On a vu dans les documents précédents que l’hygiène publique est une préoccupation croissante au XIXe siècle. La population des villes augmente dans des logements où, bien souvent, insalubrité et promiscuité facilitent le développement des maladies. Peu à peu, la révolution pastorienne montre l’importance de l’hygiène publique et privée. Par ailleurs, l’attention croissante portée à la question sociale conduit également à s’inquiéter des conditions sanitaires des classes populaires, que ce soit par philanthropie ou, par opportunisme, pour conserver une main d’œuvre en bonne santé. On considère aussi l’hygiène corporelle comme un élément de l’hygiène morale.
C’est dans ce contexte que les autorités municipales entreprennent de s’équiper d’établissements de bains publics. Dans ce domaine, la France est plutôt en retard par rapport à la Grande-Bretagne ou à ses voisins d’Europe du Nord ou de l’Est. Le premier établissement de bains public ayant adopté le principe de la douche, ou « bain en pluie », inventé par le médecin chef de la prison de Rouen en 1873, ouvre à Bordeaux en 1893. En 1906, la loi Strauss reconnaît l’utilité publique des bains-douches, ce qui permet aux commune de demander des subventions de l’Etat pour leur construction. La France ne compte alors que 11 établissements, dans 3 villes : Paris, Bordeaux et Rouen.

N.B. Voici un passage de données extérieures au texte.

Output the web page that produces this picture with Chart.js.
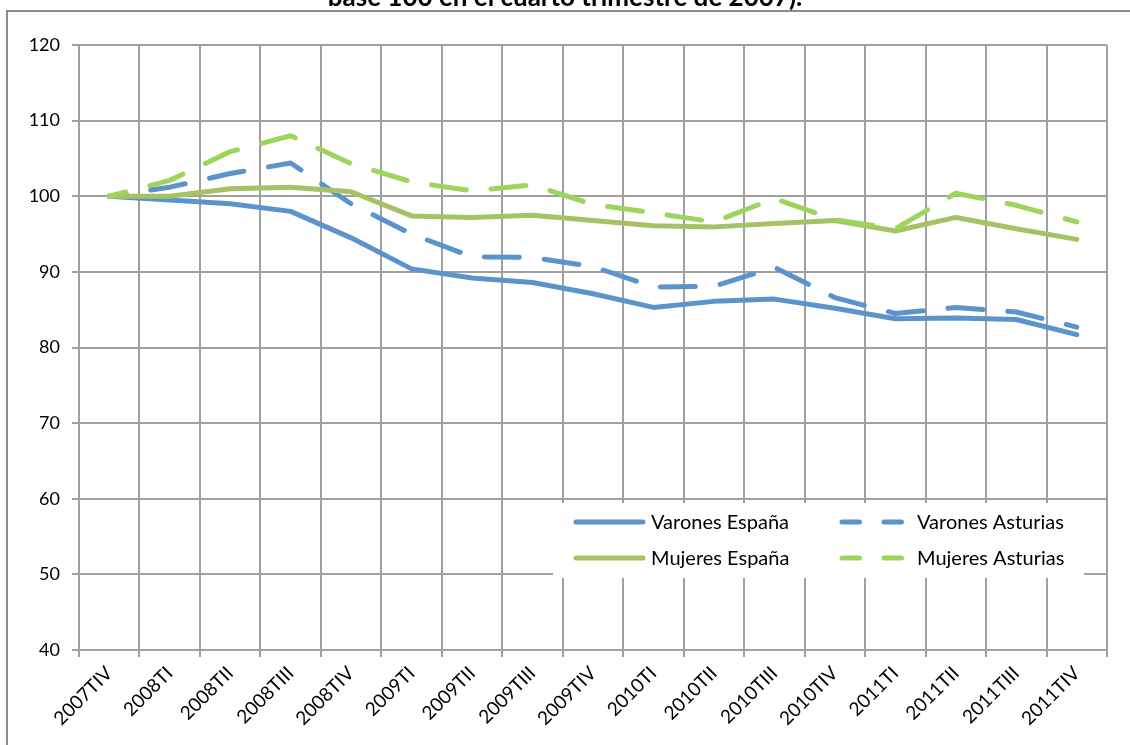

A Argentan, le projet est lancé en 1912 mais, retardé par la Première Guerre mondiale, il doit être repris en 1925. Il existait déjà dans la ville un établissement de bains ouvert au public installé au Pont Saint-Jacques sur l’Orne mais son propriétaire en proposait un prix trop élevé pour les finances municipales. On décide donc de construire un nouveau bâtiment, plus fonctionnel, plus lumineux et plus hygiénique. Comme on le voit sur le plan, ses dimensions restent cependant assez modestes : 22 m de long pour 8 m de large. Le dossier conservé aux Archives montre que la Mairie n’avait pas les moyens de construire un bâtiment plus grand, même avec les subventions gouvernementales.
Le bâtiment est installé rue de la République, non loin de la gare et des usines comme le précise le dossier de la Mairie, qui souhaite « la vulgarisation de l’hygiène dans les classes peu aisées des travailleurs d’usine et de la terre. »
On voit que le bâtiment est organisé en deux ailes disposées de part et d’autre du hall d’entrée, qui fait aussi office de salle d’attente : l’une pour les hommes, l’autre pour les femmes. Chaque aile est équipée d’un WC et de 12 cabines de douches disposées en deux rangées de 6 desservies par un couloir central. Dans chaque cabine, on trouve un espace pour se déshabiller, avec porte-manteau, miroir et banc, et un espace de douche à proprement parler. Les douches sont dotées d’un mélangeur pour l’eau chaude et l’eau froide.
Au fond du hall se trouve la caisse. Les entrées étaient très bon marché de manière à permettre l’accès au plus grand nombre. On note aussi la présence d’une lingerie. L’étage est réservé au logement du gérant.
La façade (document suivant) est assez caractéristique du style éclectique des bâtiments publics de l’époque. On voit que la Mairie a opté pour une architecture conventionnelle mais prestigieuse, marquée par un décor ornemental assez riche (linteaux, pilastres, bandeaux horizontaux, toiture complexe).
La construction des Bains-Douches d’Argentan s’inscrit donc dans le processus d’amélioration de l’hygiène engagé depuis le début du XIXe siècle. Les pouvoirs publics ont commencé par aménager et règlementer l’espace public pour le rendre plus sain. A partir de la fin du siècle, on cherche désormais à assainir les corps eux-mêmes et à diffuser les normes de l’hygiène bourgeoise qui s’imposent donc aussi dans la sphère privée.